Parallèlement, des milliers de Syriens ont manifesté, selon des militants, après que le chef du Conseil national syrien (CNS) a appelé à des défilés le jour de l’entrée en vigueur du cessez-le-feu. Des manifestations ont ainsi eu lieu dans les province d’Idleb, Homs, Deraa, Raqa, Damas et Deir ez-Zor, la plus grande s’étant déroulée à Alep, la deuxième ville dans le nord du pays, selon des vidéos mises en ligne par des militants. « Au moins 5 000 personnes ont participé à des funérailles qui se sont transformées en manifestation réclamant la chute du régime » à Alep, a affirmé un militant sur place, faisant état de tirs. « Nous appelons le peuple à manifester et à s’exprimer car c’est un droit absolu, les manifestations étant un point essentiel du plan » de Kofi Annan, avait auparavant affirmé Burhan Ghalioun, le chef du CNS. « Le cessez-le-feu n’a aucune valeur s’il ne permet pas au peuple de manifester et le plan Annan n’a aucune valeur s’il ne permet pas la transition du pays vers un gouvernement démocratique pluraliste », a dit M. Ghalioun. « Le vrai test sera vendredi, pour voir si les forces du régime vont tirer sur la foule », a indiqué de son côté à l’AFP Moaz, un militant des Comités locaux de coordination (LCC), qui animent la contestation sur le terrain.

 

Le test aujourd’hui

De leur côté, des militants prodémocratie ont d’ailleurs appelé à manifester à nouveau aujourd’hui, journée hebdomadaire de mobilisation depuis plus d’un an en Syrie, sous le slogan « La révolution pour tous les Syriens », sur leur page Facebook « Syrian Revolution 2011 ». Sur une autre page Facebook, Sham News Network (SNN), des militants ont appelé à la mobilisation dans une vidéo, déclarant : « Vous qui hésitez, sortez de votre silence ou taisez-vous à jamais. » Affirmant que « toutes les religions et tous les courants participent à la révolution contre le pouvoir autoritaire et répressif », ils ont diffusé des images montrant des victimes issues des différentes communautés, sur lesquelles ils ont écrit : « Le sang est toujours rouge. »

 

Ces appels semblent être un moyen de tester les intentions du régime de Bachar el-Assad, dont les troupes, toujours déployées en force dans les hauts lieux de la contestation, ont toujours réprimé les manifestations hostiles au pouvoir.
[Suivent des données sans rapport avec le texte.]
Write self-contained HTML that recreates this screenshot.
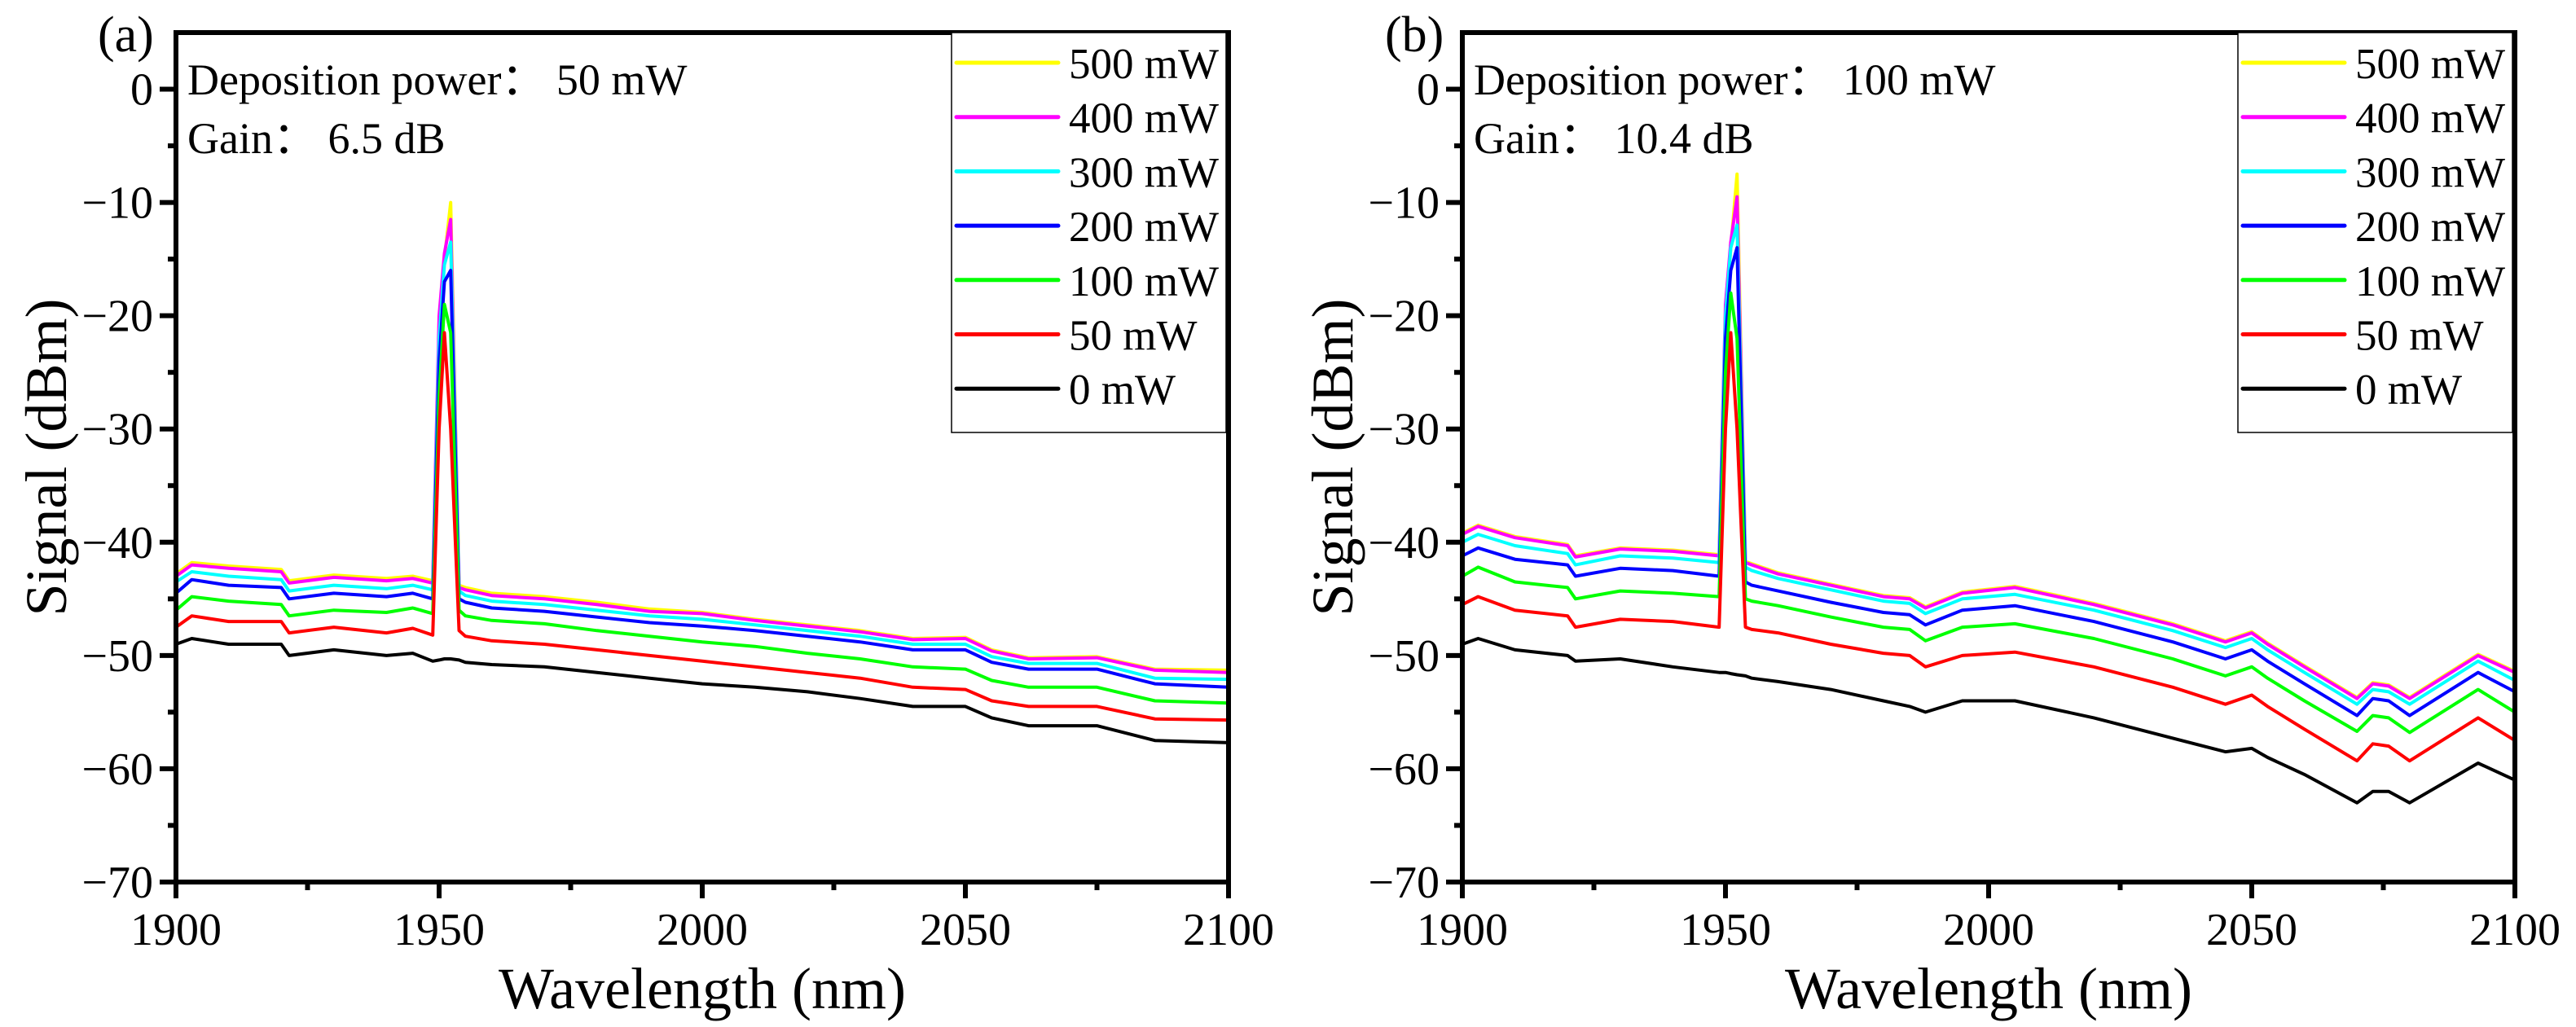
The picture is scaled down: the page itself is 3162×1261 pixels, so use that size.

Le ministère de l’Intérieur syrien a rappelé quant à lui que les manifestants devaient demander une autorisation officielle avant d’organiser tout rassemblement.

 

Par ailleurs, après l’annonce de l’arrêt des opérations militaires, le ministère de l’Intérieur a appelé au retour des dizaines de milliers de Syriens réfugiés dans les pays et promis une amnistie pour les hommes armés n’ayant pas du « sang sur les mains ».